Which Rolling Stone did Keith Richards think couldn’t handle fame?
Fame has always been a bit of a tricky beast in the music industry. There are plenty of people who spend their entire lives trying to make it in the business, but even when they have everything that they supposedly wanted, they have to admit to themselves that it’s far from the greatest thing that they could have asked for. In many ways, fame can go from a dream to a nightmare fairly quickly, and Keith Richards knew that better than anyone when The Rolling Stones hit it big.
Before the band even found their feet on their own, they already had major competition from some other rapscallions out of Liverpool. Since The Beatles had debuted a bit before The Stones started, Mick Jagger and Richards were already being looked at as the inverse version of Lennon and McCartney, almost like the bad kids in school that no mother wanted their sons or daughters to hang out with.
Which isn’t exactly the full story when breaking everything down. The Fab Four were the ones who came from the rougher neighborhoods and would have easily been considered bad boys compared to The Stones, but when it came to their misbehaviour on the road, it’s not like Richards couldn’t indulge in the kind of fantasies that the press were setting up for him when he got offstage. That meant more booze and drugs when he could find him, and Brian Jones was practically his partner in crime.
Then again, Jones was often far more distant compared to the rest of his bandmates. He was always central in their early days at booking them gigs, but the more their star continued to rise, the more he realised that he had less and less to do behind the scenes. This was his band in many respects, but it seemed like it had immediately been taken over by what Jagger and Richards were writing.
That’s before getting into his bad-boy image on the road. From day one, Jones got a reputation as the true bad seed of the band, but despite all of the trouble he could get into behind the scenes, he was always the one that was willing to throw anything into the mix to see what worked, learning multiple instruments and playing anything he could to get the sound in his head that he wanted.
“Brian was the least capable of coping with teenybopper stardom and it made him so depressed that eventually he became a liability, and especially because of the pressure we, as a band, were under.”
Keith Richards
Once the band started to become larger than life in the late 1960s, Richards remembered feeling his bandmate start to crack up, saying, “Brian was the least capable of coping with teenybopper stardom and it made him so depressed that eventually he became a liability, and especially because of the pressure we, as a band, were under.
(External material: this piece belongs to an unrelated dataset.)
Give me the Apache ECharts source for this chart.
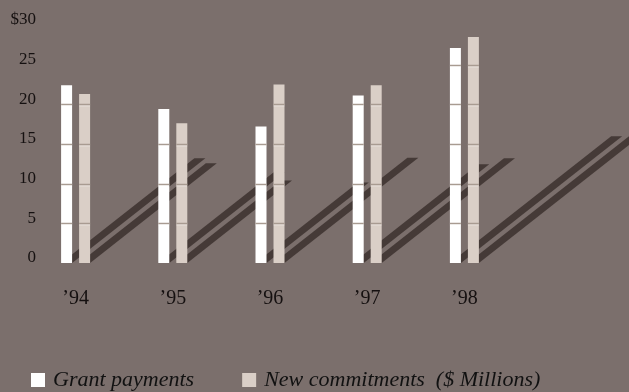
<!DOCTYPE html>
<html><head><meta charset="utf-8">
<script src="https://cdn.jsdelivr.net/npm/echarts@6/dist/echarts.min.js"></script>
<style>html,body{margin:0;padding:0;background:#7b6f6c;}#c{width:629px;height:392px;}</style>
</head><body><div id="c"></div>
<script>
// ---- data ----
const years = ['’94', '’95', '’96', '’97', '’98'];
const grantPayments = [22.4, 19.4, 17.2, 21.1, 27.1];
const newCommitments = [21.3, 17.6, 22.5, 22.4, 28.5];
const yTicks = [0, 5, 10, 15, 20, 25, 30];
const seriesNames = ['Grant payments', 'New commitments  ($ Millions)'];

// ---- style ----
const BG = '#7b6f6c';
const COLORS = ['#ffffff', '#dacfc7'];
const SHADOW = '#453a37';
const BAR_W = 11, BAR_GAP = 7;
const OFFSETS = [-(BAR_W + BAR_GAP) / 2, (BAR_W + BAR_GAP) / 2];
const SH_X = 0.75, SH_Y = 0.59;

const rows = years.map((y, i) => [i, grantPayments[i], newCommitments[i]]);

function shadowItem(params, api) {
  const i = api.value(0);
  const base = api.coord([i, 0]);
  const children = [];
  [1, 2].forEach((d, k) => {
    const top = api.coord([i, api.value(d)]);
    const h = base[1] - top[1];
    const x0 = base[0] + OFFSETS[k] - BAR_W / 2, x1 = x0 + BAR_W;
    const dx = h * SH_X, dy = h * SH_Y, by = base[1];
    children.push({
      type: 'polygon',
      shape: { points: [[x0, by], [x1, by], [x1 + dx, by - dy], [x0 + dx, by - dy]] },
      style: { fill: SHADOW }
    });
  });
  return { type: 'group', children };
}

function gridItem(params, api) {
  const i = api.value(0);
  const base = api.coord([i, 0]);
  const children = [];
  [1, 2].forEach((d, k) => {
    const v = api.value(d);
    const x0 = base[0] + OFFSETS[k] - BAR_W / 2, x1 = x0 + BAR_W;
    yTicks.forEach(t => {
      if (t > 0 && t < v) {
        const y = Math.round(api.coord([i, t])[1]) + 0.5;
        children.push({ type: 'line', shape: { x1: x0, y1: y, x2: x1, y2: y },
          style: { stroke: '#a89b91', lineWidth: 1.5 } });
        children.push({ type: 'line', shape: { x1: x0, y1: y + 1.5, x2: x1, y2: y + 1.5 },
          style: { stroke: 'rgba(255,255,255,0.35)', lineWidth: 1 } });
      }
    });
  });
  return { type: 'group', children };
}

const chart = echarts.init(document.getElementById('c'), null, { renderer: 'canvas' });
chart.setOption({
  backgroundColor: BG,
  animation: false,
  grid: { left: 27, right: 116, top: 25, bottom: 129 },
  legend: {
    data: seriesNames,
    left: 31, top: 369, padding: 0,
    icon: 'rect', itemWidth: 14, itemHeight: 14, itemGap: 48,
    textStyle: { fontFamily: 'Liberation Serif', fontStyle: 'italic', fontSize: 22, color: '#111',
      padding: [0, 0, 0, 3] }
  },
  xAxis: {
    type: 'category', data: years,
    axisLine: { show: false }, axisTick: { show: false }, splitLine: { show: false },
    axisLabel: { margin: 26, fontFamily: 'Liberation Serif', fontSize: 20, color: '#151010' }
  },
  yAxis: {
    type: 'value', min: yTicks[0], max: yTicks[yTicks.length - 1], interval: 5,
    axisLine: { show: false }, axisTick: { show: false }, splitLine: { show: false },
    axisLabel: {
      margin: -9, fontFamily: 'Liberation Serif', fontSize: 17, color: '#151010',
      verticalAlign: 'bottom', lineHeight: 10,
      formatter: v => v === yTicks[yTicks.length - 1] ? '$' + v : String(v)
    }
  },
  series: [
    { type: 'custom', z: 1, data: rows, encode: { x: 0, y: 1 }, renderItem: shadowItem, silent: true },
    { name: seriesNames[0], type: 'bar', z: 2, data: grantPayments, barWidth: BAR_W,
      barGap: (BAR_GAP / BAR_W * 100) + '%', itemStyle: { color: COLORS[0] } },
    { name: seriesNames[1], type: 'bar', z: 2, data: newCommitments, barWidth: BAR_W,
      itemStyle: { color: COLORS[1] } },
    { type: 'custom', z: 3, data: rows, encode: { x: 0, y: 1 }, renderItem: gridItem, silent: true }
  ]
});
</script></body></html>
Also Mick and I, after Andrew [Loog Oldham] had got us into writing – which we’d never dreamt of doing – after the first couple got to Number One it increased Brian’s antagonism towards us.”
And the saddest part is that Jones never fully got over his struggles with fame. He had seen his musical baby be transformed into something completely different and there was nothing he could do to stop it, and once he was found dead in his pool after being fired, it felt like no one had the chance to see what he was fully capable of when working on a record by himself.
But looking at Jones’s career, he will forever be known as one of the integral members who brought the band together in the first place. The Stones had become this musical machine whenever they took to the road, and even though some of their parts had to be replaced over time, they were never going to forget the one person who acted as their engine for years on end.